Practised in Asian and and Japan the polite bow is a considered a very respectful greeting that can be amended depending on level of respect you want to show the other person, the nature of the relationship and the status of the two parties. A nod is used by younger people to indicate acknowledgment the other person, where a deeper bow is used for older people or those with differing social status.  

3. Namaste 

 Combine a hello with the spiritual vibes this South Asian variation on the bow. This palms together greeting accompanied by a slight bow is a Indian traditional greeting that roughly translates to  "the divine in me bows to the divine in you".

4. Air kiss

It's not just LA rich people worried about ruining their make-up who use this method of hello.

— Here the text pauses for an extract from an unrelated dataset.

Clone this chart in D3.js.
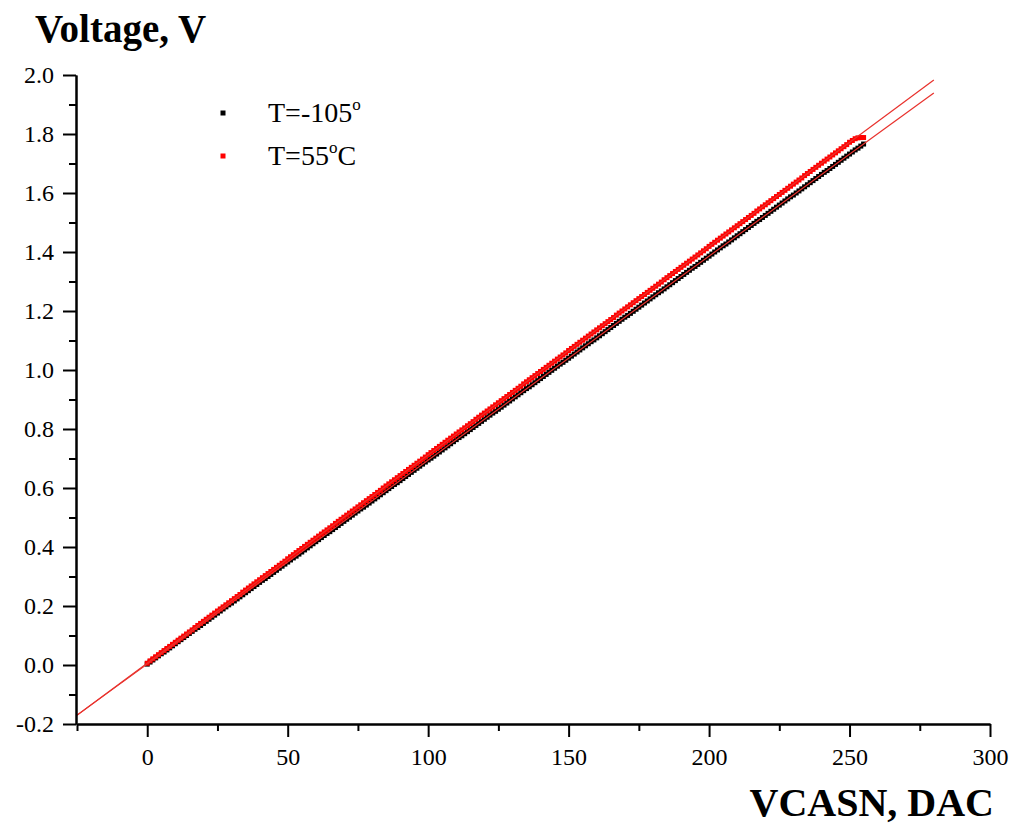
<!DOCTYPE html>
<html>
<head>
<meta charset="utf-8">
<script src="https://cdn.jsdelivr.net/npm/d3@7"></script>
<style>
  html, body { margin: 0; padding: 0; background: #fff; }
  svg { display: block; }
  text { font-family: "Liberation Serif", "Times New Roman", serif; fill: #000; }
</style>
</head>
<body>
<svg id="chart" width="1013" height="827"></svg>
<script>
// Measured output voltage (mV) for each VCASN DAC code 0..255
const dacCodes = d3.range(0, 256);

const voltageCold_mV = [
  3,10,17,24,31,38,44,51,58,65,72,79,86,93,100,107,114,121,127,134,
  141,148,155,162,169,176,183,190,197,204,210,217,224,231,238,245,252,259,266,273,
  280,287,293,300,307,314,321,328,335,342,349,356,363,369,376,383,390,397,404,411,
  418,425,432,439,446,452,459,466,473,480,487,494,501,508,515,522,529,535,542,549,
  556,563,570,577,584,591,598,605,612,618,625,632,639,646,653,660,667,674,681,688,
  695,701,708,715,722,729,736,743,750,757,764,771,777,784,791,798,805,812,819,826,
  833,840,847,854,860,867,874,881,888,895,902,909,916,923,930,937,943,950,957,964,
  971,978,985,992,999,1006,1013,1020,1026,1033,1040,1047,1054,1061,1068,1075,1082,1089,1096,1102,
  1109,1116,1123,1130,1137,1144,1151,1158,1165,1172,1179,1185,1192,1199,1206,1213,1220,1227,1234,1241,
  1248,1255,1262,1268,1275,1282,1289,1296,1303,1310,1317,1324,1331,1338,1345,1351,1358,1365,1372,1379,
  1386,1393,1400,1407,1414,1421,1427,1434,1441,1448,1455,1462,1469,1476,1483,1490,1497,1504,1510,1517,
  1524,1531,1538,1545,1552,1559,1566,1573,1580,1587,1593,1600,1607,1614,1621,1628,1635,1642,1649,1656,
  1663,1670,1676,1683,1690,1697,1704,1711,1718,1725,1732,1739,1746,1752,1759,1766
];

const voltageHot_mV = [
  6,14,21,28,35,42,49,56,63,70,77,84,91,98,105,112,119,127,134,141,
  148,155,162,169,176,183,190,197,204,211,218,225,232,239,247,254,261,268,275,282,
  289,296,303,310,317,324,331,338,345,352,360,367,374,381,388,395,402,409,416,423,
  430,437,444,451,458,465,472,480,487,494,501,508,515,522,529,536,543,550,557,564,
  571,578,585,592,600,607,614,621,628,635,642,649,656,663,670,677,684,691,698,705,
  713,720,727,734,741,748,755,762,769,776,783,790,797,804,811,818,825,833,840,847,
  854,861,868,875,882,889,896,903,910,917,924,931,938,945,953,960,967,974,981,988,
  995,1002,1009,1016,1023,1030,1037,1044,1051,1058,1066,1073,1080,1087,1094,1101,1108,1115,1122,1129,
  1136,1143,1150,1157,1164,1171,1178,1186,1193,1200,1207,1214,1221,1228,1235,1242,1249,1256,1263,1270,
  1277,1284,1291,1298,1306,1313,1320,1327,1334,1341,1348,1355,1362,1369,1376,1383,1390,1397,1404,1411,
  1419,1426,1433,1440,1447,1454,1461,1468,1475,1482,1489,1496,1503,1510,1517,1524,1531,1539,1546,1553,
  1560,1567,1574,1581,1588,1595,1602,1609,1616,1623,1630,1637,1644,1651,1659,1666,1673,1680,1687,1694,
  1701,1708,1715,1722,1729,1736,1743,1750,1757,1764,1772,1778,1784,1787,1788,1788
];

// Linear fits V = intercept + slope * DAC, drawn over the fit range
const seriesNames = ["T=-105", "T=55"];
const fitRange = [-25, 280];
const fitIntercept = [0.003, 0.0065];
const fitSlope = [0.006915, 0.00706];

// Axis ticks
const xTicks = [0, 50, 100, 150, 200, 250, 300];
const xMinorTicks = [-25, 25, 75, 125, 175, 225, 275];
const yTicks = [-0.2, 0.0, 0.2, 0.4, 0.6, 0.8, 1.0, 1.2, 1.4, 1.6, 1.8, 2.0];
const yMinorTicks = [-0.1, 0.1, 0.3, 0.5, 0.7, 0.9, 1.1, 1.3, 1.5, 1.7, 1.9];

const svg = d3.select("#chart");

const x = d3.scaleLinear().domain([-25, 300]).range([77, 990]);
const y = d3.scaleLinear().domain([-0.2, 2.0]).range([724, 75]);

const colors = ["#000000", "#ff0000"];
const fitColor = "#e8312c";
const markerSize = 5;

// Data points: cold series first, warm series on top
const series = [voltageCold_mV, voltageHot_mV];
series.forEach((vals, i) => {
  svg.append("g")
    .selectAll("rect")
    .data(dacCodes)
    .join("rect")
    .attr("x", d => x(d) - markerSize / 2)
    .attr("y", d => y(vals[d] / 1000) - markerSize / 2)
    .attr("width", markerSize)
    .attr("height", markerSize)
    .attr("fill", colors[i]);
});

// Fit lines
fitIntercept.forEach((a, i) => {
  const pts = fitRange.map(d => [d, a + fitSlope[i] * d]);
  svg.append("path")
    .datum(pts)
    .attr("fill", "none")
    .attr("stroke", fitColor)
    .attr("stroke-width", 1.2)
    .attr("d", d3.line().x(d => x(d[0])).y(d => y(d[1])));
});

// Axes
function styleAxis(g) {
  g.selectAll("path.domain").attr("stroke", "#000").attr("stroke-width", 2);
  g.selectAll(".tick line").attr("stroke", "#000").attr("stroke-width", 2);
  g.selectAll(".tick text")
    .style("font-family", '"Liberation Serif", "Times New Roman", serif')
    .style("font-size", "24px")
    .attr("fill", "#000");
}

svg.append("g")
  .attr("transform", "translate(0,724)")
  .call(d3.axisBottom(x).tickValues(xMinorTicks).tickSize(7).tickSizeOuter(0).tickFormat(""))
  .call(styleAxis);
svg.append("g")
  .attr("transform", "translate(0,724)")
  .call(d3.axisBottom(x).tickValues(xTicks).tickSize(13).tickSizeOuter(0).tickPadding(11).tickFormat(d => String(d)))
  .call(styleAxis);

svg.append("g")
  .attr("transform", "translate(76,0)")
  .call(d3.axisLeft(y).tickValues(yMinorTicks).tickSize(7).tickSizeOuter(0).tickFormat(""))
  .call(styleAxis);
svg.append("g")
  .attr("transform", "translate(76,0)")
  .call(d3.axisLeft(y).tickValues(yTicks).tickSize(13).tickSizeOuter(0).tickPadding(9)
    .tickFormat(d => (Math.abs(d) < 1e-9 ? 0 : d).toFixed(1)))
  .call(styleAxis);

// Axis titles
svg.append("text")
  .attr("x", 35).attr("y", 42)
  .style("font-size", "39px").style("font-weight", "bold")
  .text("Voltage, V");

svg.append("text")
  .attr("x", 994).attr("y", 816)
  .attr("text-anchor", "end")
  .style("font-size", "40px").style("font-weight", "bold")
  .text("VCASN, DAC");

// Legend
const legendRows = [
  { name: seriesNames[0], suffix: "" , y: 113 },
  { name: seriesNames[1], suffix: "C", y: 156 }
];
legendRows.forEach((r, i) => {
  svg.append("rect")
    .attr("x", 223 - markerSize / 2).attr("y", r.y - markerSize / 2)
    .attr("width", markerSize).attr("height", markerSize)
    .attr("fill", colors[i]);
  const t = svg.append("text")
    .attr("x", 268).attr("y", r.y + 9)
    .style("font-size", "28px");
  t.append("tspan").text(r.name);
  t.append("tspan").attr("dy", -12).style("font-size", "17px").text("o");
  if (r.suffix) t.append("tspan").attr("dy", 12).text(r.suffix);
});
</script>
</body>
</html>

In South America, and continental Europe the air kiss is often used in greeting with varying customs on how long the air-kissing should last - with some rituals going for three to four rounds. 

5. Making a motion to touch the feet

Traditionally used in India to show respect for older people, the motion is often attempted and curtailed half-way through by the receiever of feet-touching, preventing any actual touching. Kind of like a motion offered in generosity but waved off, this greeting is considered an epic mother-in-law pleaser. 

6. Clap your hands

Who doesn't want applause when they are being greeted by friends? Here's a celebratory way of meeting someone that will leave you feeling like a rockstar.  

According to Travel Blog Afar: "In Zimbabwe, the clapping of hands comes after folks shake in a call and answer style—the first person claps once, and the second person twice, in response. Just be careful how you slap those palms together.Men clap with fingers and palms aligned, and women with their hands at an angle. In Northern Mozambique, people also clap, but three times before they say “moni” (hello)."